_WORK TO DO_:
Set the data down again, exactly as it reads, but without the pictures.

_RECORDED INFORMATION_:
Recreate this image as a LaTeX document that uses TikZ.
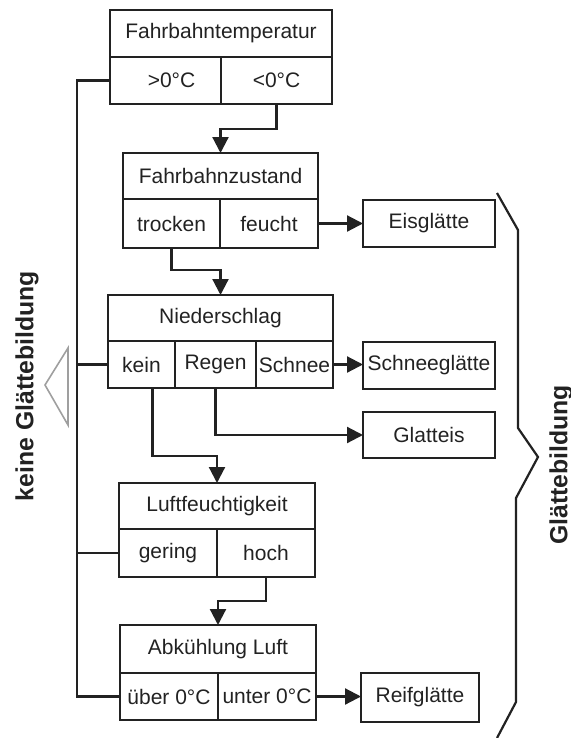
\documentclass[tikz,border=0pt]{standalone}
\usepackage{fontspec}
\setmainfont{Liberation Sans}
\usetikzlibrary{arrows.meta}
\definecolor{ink}{HTML}{222222}
\begin{document}
\begin{tikzpicture}[x=0.5pt,y=-0.5pt,
  sz/.style 2 args={minimum width={#1*0.5pt},minimum height={#2*0.5pt}},
  cell/.style={draw=ink,line width=1.2pt,inner sep=0pt,outer sep=0pt,text=ink,
    font=\fontsize{10.5}{12}\selectfont},
  conn/.style={draw=ink,line width=1.1pt},
  arr/.style={conn,-{Triangle[length=8pt,width=8pt]}},
  side/.style={text=ink,font=\fontsize{12.4}{14}\selectfont\bfseries,rotate=90}]
\useasboundingbox (0,0) rectangle (571,738);
% Box 1
\node[cell,sz={222}{47}] (h1) at (221,33.5) {Fahrbahntemperatur};
\node[cell,sz={111}{47}] (c11) at (165.5,80.5) {\hspace*{6pt}>0°C};
\node[cell,sz={111}{47}] (c12) at (276.5,80.5) {<0°C};
% Box 2
\node[cell,sz={195}{46}] (h2) at (220.5,176) {Fahrbahnzustand};
\node[cell,sz={97}{49}] (c21) at (171.5,223.5) {trocken};
\node[cell,sz={98}{49}] (c22) at (269,223.5) {feucht};
% Box 3
\node[cell,sz={225}{46}] (h3) at (220.5,318) {Niederschlag};
\node[cell,sz={67}{47}] (c31) at (141.5,364.5) {kein};
\node[cell,sz={81}{47}] (c32) at (215.5,364.5) {Regen};
\node[cell,sz={77}{47}] (c33) at (294.5,364.5) {Schnee};
% Box 4
\node[cell,sz={196}{46}] (h4) at (217,506) {Luftfeuchtigkeit};
\node[cell,sz={98}{48}] (c41) at (168,553) {gering};
\node[cell,sz={98}{48}] (c42) at (266,553) {hoch};
% Box 5
\node[cell,sz={196}{48}] (h5) at (218,649) {Abkühlung Luft};
\node[cell,sz={98}{47}] (c51) at (169,696.5) {über 0°C};
\node[cell,sz={98}{47}] (c52) at (267,696.5) {unter 0°C};
% Results
\node[cell,sz={132}{47}] (eis) at (429,223.5) {Eisglätte};
\node[cell,sz={132}{47}] (sg) at (429,365.5) {Schneeglätte};
\node[cell,sz={132}{46}] (gl) at (429,435) {Glatteis};
\node[cell,sz={118}{49}] (rf) at (420,697.5) {Reifglätte};
% left collector line
\coordinate (L) at (77,0);
\draw[conn] (c11.west) -- (c11.west -| L) |- (c51.west);
\draw[conn] (c31.west) -- (c31.west -| L);
\draw[conn] (c41.west) -- (c41.west -| L);
% connectors
\draw[arr] (c12.south) -- ++(0,25) -| (h2.north);
\draw[arr] (c21.south) -- ++(0,22) -| (h3.north);
\draw[arr] (c22.east) -- (eis.west);
\draw[arr] (c33.east) -- (c33.east -| sg.west);
\draw[arr] ([xshift=5.5pt]c31.south) -- ++(0,68) -| (h4.north);
\draw[arr] (c32.south) |- (gl.west);
\draw[arr] (c42.south) -- ++(0,24) -| (h5.north);
\draw[arr] (c52.east) -- (c52.east -| rf.west);
% gray triangle
\draw[gray!75,line width=0.8pt,line join=miter] (45,385) -- (68,348) -- (68,425) -- cycle;
% brace
\draw[conn,line join=miter] (497,193) -- (518,230) -- (518,428) -- (538,457) -- (516,498) -- (516,702) -- (497,738);
% side labels
\node[side] (kg) at (27,386) {keine Glättebildung};
\node[side] (gb) at (561,465) {Glättebildung};
\end{tikzpicture}
\end{document}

_RESPONSE TO THIS TASK_:
Recreate this image as a LaTeX document that uses TikZ.
\documentclass[tikz,border=0pt]{standalone}
\usepackage{fontspec}
\setmainfont{Liberation Sans}
\usetikzlibrary{arrows.meta}
\definecolor{ink}{HTML}{222222}
\begin{document}
\begin{tikzpicture}[x=0.5pt,y=-0.5pt,
  sz/.style 2 args={minimum width={#1*0.5pt},minimum height={#2*0.5pt}},
  cell/.style={draw=ink,line width=1.2pt,inner sep=0pt,outer sep=0pt,text=ink,
    font=\fontsize{10.5}{12}\selectfont},
  conn/.style={draw=ink,line width=1.1pt},
  arr/.style={conn,-{Triangle[length=8pt,width=8pt]}},
  side/.style={text=ink,font=\fontsize{12.4}{14}\selectfont\bfseries,rotate=90}]
\useasboundingbox (0,0) rectangle (571,738);
% Box 1
\node[cell,sz={222}{47}] (h1) at (221,33.5) {Fahrbahntemperatur};
\node[cell,sz={111}{47}] (c11) at (165.5,80.5) {\hspace*{6pt}>0°C};
\node[cell,sz={111}{47}] (c12) at (276.5,80.5) {<0°C};
% Box 2
\node[cell,sz={195}{46}] (h2) at (220.5,176) {Fahrbahnzustand};
\node[cell,sz={97}{49}] (c21) at (171.5,223.5) {trocken};
\node[cell,sz={98}{49}] (c22) at (269,223.5) {feucht};
% Box 3
\node[cell,sz={225}{46}] (h3) at (220.5,318) {Niederschlag};
\node[cell,sz={67}{47}] (c31) at (141.5,364.5) {kein};
\node[cell,sz={81}{47}] (c32) at (215.5,364.5) {Regen};
\node[cell,sz={77}{47}] (c33) at (294.5,364.5) {Schnee};
% Box 4
\node[cell,sz={196}{46}] (h4) at (217,506) {Luftfeuchtigkeit};
\node[cell,sz={98}{48}] (c41) at (168,553) {gering};
\node[cell,sz={98}{48}] (c42) at (266,553) {hoch};
% Box 5
\node[cell,sz={196}{48}] (h5) at (218,649) {Abkühlung Luft};
\node[cell,sz={98}{47}] (c51) at (169,696.5) {über 0°C};
\node[cell,sz={98}{47}] (c52) at (267,696.5) {unter 0°C};
% Results
\node[cell,sz={132}{47}] (eis) at (429,223.5) {Eisglätte};
\node[cell,sz={132}{47}] (sg) at (429,365.5) {Schneeglätte};
\node[cell,sz={132}{46}] (gl) at (429,435) {Glatteis};
\node[cell,sz={118}{49}] (rf) at (420,697.5) {Reifglätte};
% left collector line
\coordinate (L) at (77,0);
\draw[conn] (c11.west) -- (c11.west -| L) |- (c51.west);
\draw[conn] (c31.west) -- (c31.west -| L);
\draw[conn] (c41.west) -- (c41.west -| L);
% connectors
\draw[arr] (c12.south) -- ++(0,25) -| (h2.north);
\draw[arr] (c21.south) -- ++(0,22) -| (h3.north);
\draw[arr] (c22.east) -- (eis.west);
\draw[arr] (c33.east) -- (c33.east -| sg.west);
\draw[arr] ([xshift=5.5pt]c31.south) -- ++(0,68) -| (h4.north);
\draw[arr] (c32.south) |- (gl.west);
\draw[arr] (c42.south) -- ++(0,24) -| (h5.north);
\draw[arr] (c52.east) -- (c52.east -| rf.west);
% gray triangle
\draw[gray!75,line width=0.8pt,line join=miter] (45,385) -- (68,348) -- (68,425) -- cycle;
% brace
\draw[conn,line join=miter] (497,193) -- (518,230) -- (518,428) -- (538,457) -- (516,498) -- (516,702) -- (497,738);
% side labels
\node[side] (kg) at (27,386) {keine Glättebildung};
\node[side] (gb) at (561,465) {Glättebildung};
\end{tikzpicture}
\end{document}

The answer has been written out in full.